– Choć trudno było uwierzyć, że wieloletnia tradycja zostanie złamana, to nadzieja była, a później wielka radość – tak abp Stanisław Budzik (na zdj.) wspomina 16 października 1978 roku i wybór Karola Wojtyły na papieża.
Z mikrofonem gościliśmy w domu biskupim. Dorota Choma pytała arcybiskupa lubelskiego m.in. o przewodniczenie Komisji Nauki Wiary, wyzwania z tym związane i przygotowania do III Synodu Archidiecezji Lubelskiej.
Arcybiskup Stanisław Budzik dokładnie pamięta dzień wyboru Jana Pawła II. – Byłem wtedy już rok po święceniach kapłańskich i akurat odprawiałem rekolekcje w Zakopanem. Powiem szczerze, że mówiło się już, że Karol Wojtyła, kiedy się dowiedział, iż umarł Jan Paweł I, był niezwykle poruszony. Jakby czuł, że może go tutaj coś „dotknąć”. Wszyscy czekaliśmy na to, że być może zostanie wybrany, ale nie wierzyliśmy w to; nie wierzyliśmy, że zostanie zerwana tradycja obioru Włochów na papieża, która miała już tyle lat. Kiedy jednak się okazało, że tradycja ta jednak została przerwana, byliśmy szczęśliwi. Gdy usłyszeliśmy przez radio pierwsze błogosławieństwo Jana Pawła II, poklękaliśmy na podłodze. I potem prawie 27 lat mojego życia kapłańskiego upłynęło w blasku tego pontyfikatu. Myślę, że jesteśmy takim pokoleniem Jana Pawła II, my wszyscy, którzy świadomie przeżywaliśmy jego pontyfikat – wspomina metropolita lubelski.
8 października arcybiskup Stanisław Budzik został wybrany przez polskich biskupów przewodniczącym Komisji Nauki Wiary podlegającej Konferencji Episkopatu Polski. Jak mówi, głównym zadaniem Komisji jest zastanowienie się nad tym, w jaki sposób dzisiaj głosić wiarę. Bowiem Słowo Boże i tradycja Kościoła są niezmienne, ale zmieniają się odbiorcy i sytuacja kulturowa, a nawet znaczenie słów. – Trzeba też czuwać, jak wiara jest przekazywana. Czasami wierni są zaniepokojeni, czy nowe prądy, nowe głosy, które się pojawiają, dadzą się wpisać w tradycję Kościoła.

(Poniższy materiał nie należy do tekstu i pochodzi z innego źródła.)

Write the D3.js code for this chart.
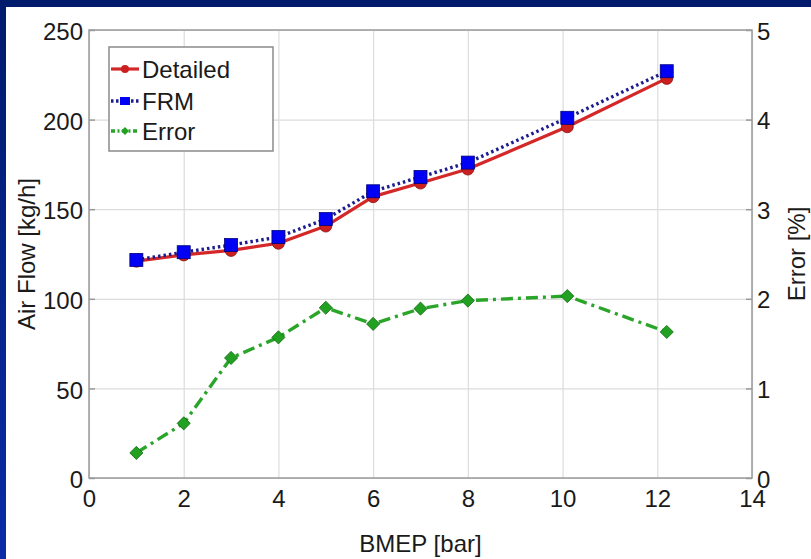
<!DOCTYPE html>
<html>
<head>
<meta charset="utf-8">
<script src="https://cdn.jsdelivr.net/npm/d3@7/dist/d3.min.js"></script>
<style>
  html, body { margin: 0; padding: 0; }
  svg { display: block; }
  text { font-family: "Liberation Sans", Arial, sans-serif; fill: #1a1a1a; }
</style>
</head>
<body>
<svg id="chart" width="811" height="559"></svg>
<script>
// BMEP operating points [bar]
const bmep = [1, 2, 3, 4, 5, 6, 7, 8, 10.1, 12.2];
// Air flow from the detailed model [kg/h]
const detailed = [121, 124.5, 127, 131, 140.6, 157, 164.6, 172.4, 196, 223];
// Air flow from the fast running model [kg/h]
const frm = [121.7, 126, 130, 134.5, 144.5, 160, 168, 176, 201, 227];
// Relative error between the two [%]
const errorPct = [0.28, 0.61, 1.34, 1.57, 1.9, 1.72, 1.89, 1.98, 2.03, 1.63];

const xTicks = [0, 2, 4, 6, 8, 10, 12, 14];
const yLeftTicks = [0, 50, 100, 150, 200, 250];
const yRightTicks = [0, 1, 2, 3, 4, 5];

const legendItems = ["Detailed", "FRM", "Error"];

const W = 811, H = 559;
const plot = { left: 89, right: 752, top: 30, bottom: 478 };

const svg = d3.select("#chart");

// Background: navy frame with white panel
const defs = svg.append("defs");
const grad = defs.append("linearGradient").attr("id", "frame")
  .attr("x1", 0).attr("y1", 0).attr("x2", 0).attr("y2", 1);
grad.append("stop").attr("offset", "0%").attr("stop-color", "#001a6c");
grad.append("stop").attr("offset", "100%").attr("stop-color", "#0a2ca6");
svg.append("rect").attr("width", W).attr("height", H).attr("fill", "url(#frame)");
svg.append("rect").attr("x", 6).attr("y", 7).attr("width", W - 6).attr("height", H - 7).attr("fill", "#ffffff");

const x = d3.scaleLinear().domain([0, 14]).range([plot.left, plot.right]);
const yL = d3.scaleLinear().domain([0, 250]).range([plot.bottom, plot.top]);
const yR = d3.scaleLinear().domain([0, 5]).range([plot.bottom, plot.top]);

// Grid
const grid = svg.append("g").attr("class", "grid");
grid.append("g").attr("transform", `translate(0,${plot.bottom})`)
  .call(d3.axisBottom(x).tickValues(xTicks).tickSize(-(plot.bottom - plot.top)).tickFormat(""))
  .call(g => g.select(".domain").remove())
  .call(g => g.selectAll("line").attr("stroke", "#dcdcdc").attr("stroke-width", 1.2));
grid.append("g").attr("transform", `translate(${plot.left},0)`)
  .call(d3.axisLeft(yL).tickValues(yLeftTicks).tickSize(-(plot.right - plot.left)).tickFormat(""))
  .call(g => g.select(".domain").remove())
  .call(g => g.selectAll("line").attr("stroke", "#dcdcdc").attr("stroke-width", 1.2));

// Axes box
svg.append("rect").attr("x", plot.left).attr("y", plot.top)
  .attr("width", plot.right - plot.left).attr("height", plot.bottom - plot.top)
  .attr("fill", "none").attr("stroke", "#9a9a9a").attr("stroke-width", 1.5);

const axisFont = g => g.selectAll("text")
  .style("font-family", "'Liberation Sans', Arial, sans-serif")
  .style("font-size", "24px").attr("fill", "#1a1a1a");

// Bottom axis labels
svg.append("g").attr("transform", `translate(0,${plot.bottom})`)
  .call(d3.axisBottom(x).tickValues(xTicks).tickSize(0).tickPadding(12).tickFormat(d3.format("d")))
  .call(g => g.select(".domain").remove())
  .call(axisFont);

// Left axis with inward ticks
svg.append("g").attr("transform", `translate(${plot.left},0)`)
  .call(d3.axisLeft(yL).tickValues(yLeftTicks).tickSizeInner(-6).tickSizeOuter(0).tickPadding(6).tickFormat(d3.format("d")))
  .call(g => g.select(".domain").remove())
  .call(g => g.selectAll("line").attr("stroke", "#9a9a9a").attr("stroke-width", 1.5))
  .call(g => g.selectAll("text").attr("x", -6).attr("dy", "0.4em"))
  .call(axisFont);

// Right axis with inward ticks
svg.append("g").attr("transform", `translate(${plot.right},0)`)
  .call(d3.axisRight(yR).tickValues(yRightTicks).tickSizeInner(-6).tickSizeOuter(0).tickPadding(6).tickFormat(d3.format("d")))
  .call(g => g.select(".domain").remove())
  .call(g => g.selectAll("line").attr("stroke", "#9a9a9a").attr("stroke-width", 1.5))
  .call(g => g.selectAll("text").attr("x", 5).attr("dy", "0.38em"))
  .call(axisFont);

// Axis titles
svg.append("text").attr("x", (plot.left + plot.right) / 2).attr("y", 552)
  .attr("text-anchor", "middle").style("font-size", "24px").text("BMEP [bar]");
svg.append("text").attr("transform", `translate(35,${(plot.top + plot.bottom) / 2}) rotate(-90)`)
  .attr("text-anchor", "middle").style("font-size", "24px").text("Air Flow [kg/h]");
svg.append("text").attr("transform", `translate(805,${(plot.top + plot.bottom) / 2}) rotate(-90)`)
  .attr("text-anchor", "middle").style("font-size", "24px").text("Error [%]");

// Series styling
const styles = {
  Detailed: { line: "#d42828", dash: null, width: 3.2, fill: "#cc2020", stroke: "#8a1010", shape: "circle" },
  FRM: { line: "#1c1c8e", dash: "2.5,3", width: 3.4, fill: "#0000f5", stroke: "#00007a", shape: "square" },
  Error: { line: "#2aa52a", dash: "12,5,3,5", width: 3.4, fill: "#22a022", stroke: "#116a11", shape: "diamond" }
};

function drawSeries(vals, yScale, st) {
  const pts = bmep.map((b, i) => [x(b), yScale(vals[i])]);
  const g = svg.append("g");
  g.append("path").attr("d", d3.line()(pts))
    .attr("fill", "none").attr("stroke", st.line).attr("stroke-width", st.width)
    .attr("stroke-dasharray", st.dash).attr("stroke-linejoin", "round");
  g.selectAll(".m").data(pts).join(enter => drawMarker(enter, st));
}

function drawMarker(sel, st) {
  if (st.shape === "circle") {
    return sel.append("circle").attr("cx", d => d[0]).attr("cy", d => d[1]).attr("r", 6)
      .attr("fill", st.fill).attr("stroke", st.stroke).attr("stroke-width", 0.8);
  }
  if (st.shape === "square") {
    return sel.append("rect").attr("x", d => d[0] - 6.5).attr("y", d => d[1] - 6.5)
      .attr("width", 13).attr("height", 13)
      .attr("fill", st.fill).attr("stroke", st.stroke).attr("stroke-width", 0.8);
  }
  return sel.append("path").attr("d", d3.symbol().type(d3.symbolDiamond2).size(110)())
    .attr("transform", d => `translate(${d[0]},${d[1]})`)
    .attr("fill", st.fill).attr("stroke", st.stroke).attr("stroke-width", 0.8);
}

drawSeries(detailed, yL, styles.Detailed);
drawSeries(frm, yL, styles.FRM);
drawSeries(errorPct, yR, styles.Error);

// Legend
const lg = svg.append("g");
lg.append("rect").attr("x", 109).attr("y", 47).attr("width", 164).attr("height", 104)
  .attr("fill", "#ffffff").attr("stroke", "#8a8a8a").attr("stroke-width", 1.5);
const rowY = [69, 101, 131];
legendItems.forEach((name, i) => {
  const st = styles[name];
  const y = rowY[i];
  lg.append("line").attr("x1", 111).attr("x2", 139).attr("y1", y).attr("y2", y)
    .attr("stroke", st.line).attr("stroke-width", st.width)
    .attr("stroke-dasharray", st.dash ? (name === "FRM" ? "2.5,2.5" : "4,2.5,2,2.5") : null);
  if (st.shape === "circle") {
    lg.append("circle").attr("cx", 125).attr("cy", y).attr("r", 4).attr("fill", st.fill);
  } else if (st.shape === "square") {
    lg.append("rect").attr("x", 120).attr("y", y - 4).attr("width", 10).attr("height", 8).attr("fill", st.fill);
  } else {
    lg.append("path").attr("d", d3.symbol().type(d3.symbolDiamond2).size(40)())
      .attr("transform", `translate(125,${y})`).attr("fill", st.fill);
  }
  lg.append("text").attr("x", 142).attr("y", y + 8.5).style("font-size", "24px").text(name);
});
</script>
</body>
</html>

Jak dodaje, wiara nie powinna być oddzielona od nauki. – Apel, aby teologia była w stałym kontakcie z nauką, aby używała obrazu świata, jaki nauki wypracowały, jest jak najbardziej słuszny i będziemy chcieli w Komisji Nauki Wiary tę sprawę podkreślać
Jak mówi, Kościół w nauczaniu wiary nie powinien unikać nowinek technologicznych. Jedną z nich jest zaprezentowany na początku października w Watykanie elektroniczny różaniec dla młodych. – Papież Benedykt XVI powiedział, że świat elektroniczny i Internet to kolejny kontynent, który trzeba ewangelizować. Jest to bardzo pożyteczne narzędzie ewangelizacji. Trzeba takie pomysły witać z radością. Cokolwiek pokazuje ludziom młodym, poszukującym, bogactwo kościelnej tradycji i Ewangelii, jest godne polecenia – dodaje abp Budzik.
W 2020 roku odbędzie się III Synod Archidiecezji Lubelskiej. Jego centralnym zagadnieniem będzie Eucharystia, całokształt życia religijnego i duszpasterskiego archidiecezji. Obecnie trwają przygotowania do Synodu. – Teraz przygotowujemy poszczególne komisje synodalne, których będzie około dziesięciu. Wyznaczamy już ich przewodniczących. Przygotowuje się także strona internetowa, a przede wszystkim mamy już regulamin. Opisuje on, w jaki sposób to wielkie wydarzenie będzie się odbywało. Na członków Synodu powołamy sto kilkadziesiąt osób. Będą tam wszyscy przedstawiciele Kościoła, poczynając od biskupów, przez kapłanów, osoby konsekrowane, a także solidna reprezentacja świeckich. Chcemy, żeby wszystkie parafie były w to zaangażowane, żeby w każdej parafii były zespoły synodalne, które będą zbierać doświadczenia oraz głosy ludzi świeckich i przekazywać je do sekretariatu Synodu. Bardzo zależy nam na głosie ludzi świeckich, żeby rzeczywiście była to dyskusja, która przypomni wszystkim o odpowiedzialności za Kościół – apeluje metropolita lubelski.